I pack a jar of peanut and a jar of jam, and a plastic spoon. Keep it in my day hatch. Easy peasy. Reach back, get the jars and spoon, take a couple of spoon fulls and don’t share either with anyone.


Thanks for admitting this Andy, I keep both jars next to each other in the frig. This is one suggestion I am taking. Easy Peasy!

Selfish ! Not that I’d want to use your spoon.

Lots of water and some grazing items with carbos and fats. cheese, sausage, bagels, crackers, fruit, canned fish
To me a long paddle starts at about a week. You are talking about a long day.

There is a difference in my food planning if I know that I will be home for dinner or stopping for a beer and burger at the end of the day VS being out for days or weeks at a time. For an extended trip I have a pretty strict diet that adheres to this equation: [Calories of Food Consumed = Calories of Energy Expended - Calories of Body Fat Consumed]. My daily meal plan can be found here: 3meterswell: Individual Daily Meal Plan.
It works for me and I burn body fat at a pretty consistent 5lbs/week.
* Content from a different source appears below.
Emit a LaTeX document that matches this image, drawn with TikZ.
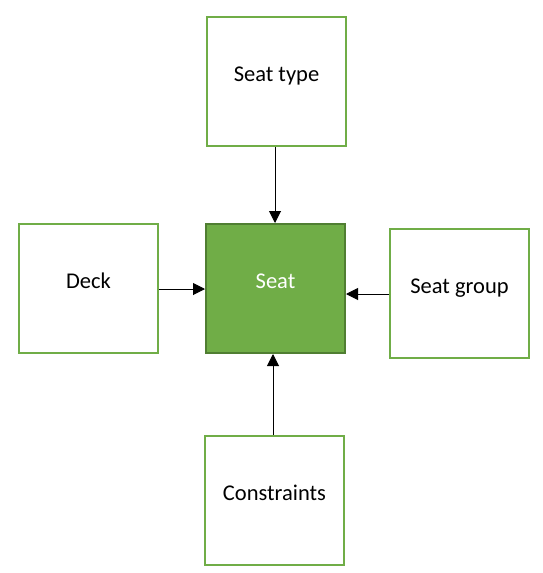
\documentclass[tikz,border=0pt]{standalone}
\usepackage{fontspec}
\setmainfont{Carlito}
\usetikzlibrary{arrows.meta}
\definecolor{grn}{HTML}{70AD47}
\definecolor{dgrn}{HTML}{507E32}
\begin{document}
\begin{tikzpicture}[x=1pt,y=-1pt,
  box/.style={draw=grn,line width=2pt,fill=white,minimum width=139pt,minimum height=129pt,inner sep=0pt,anchor=north west},
  mainbox/.style={box,draw=dgrn,fill=grn},
  lbl/.style={font=\fontsize{22.5pt}{27pt}\selectfont,inner sep=0pt,anchor=base},
  conn/.style={line width=1pt,-{Triangle[length=12pt,width=12pt]}}]
\useasboundingbox (0,0) rectangle (543,573);
\node[box] (type) at (206,16) {};
\node[box] (deck) at (18,223) {};
\node[mainbox] (seat) at (205,223) {};
\node[box] (group) at (389,228) {};
\node[box] (cons) at (204,434.5) {};
\node[lbl] (ttype) at (type.center) {Seat type};
\node[lbl] (tdeck) at (deck.center) {Deck};
\node[lbl,text=white] (tseat) at (seat.center) {Seat};
\node[lbl] (tgroup) at (group.center) {Seat group};
\node[lbl] (tcons) at (cons.center) {Constraints};
\draw[conn] (type.south -| 275,0) coordinate (t1) -- (seat.north -| t1);
\draw[conn] (deck.east |- 0,289) coordinate (d1) -- (seat.west |- d1);
\draw[conn] (group.west |- 0,294) coordinate (g1) -- (seat.east |- g1);
\draw[conn] (cons.north -| 273,0) coordinate (c1) -- (seat.south -| c1);
\end{tikzpicture}
\end{document}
Daily variations occur when expected conditions during the first 4 hours will make it difficult to safely stop for refueling so a large high-calorie-“fatty” breakfast such as Mountain House Breakfast Skillet will be consumed instead of Oatmeal, Probar and tortilla with meat and cheese during that period. A critical component in making this work is the Hammer Gel for timely top ups while still coasting at the crest of my energy curve. It works great in maintaining me when taken before I pass that crest. I find the Montana Huckleberry the most passable for my pallet.

If I am going out for a potentially strenuous day paddle with friends I skip the oatmeal in favor of a Sausage MacMuffin with Egg. I find the taste fine and it sticks with me. On my way out the door now so I think I’ll stop at Mickey D’s.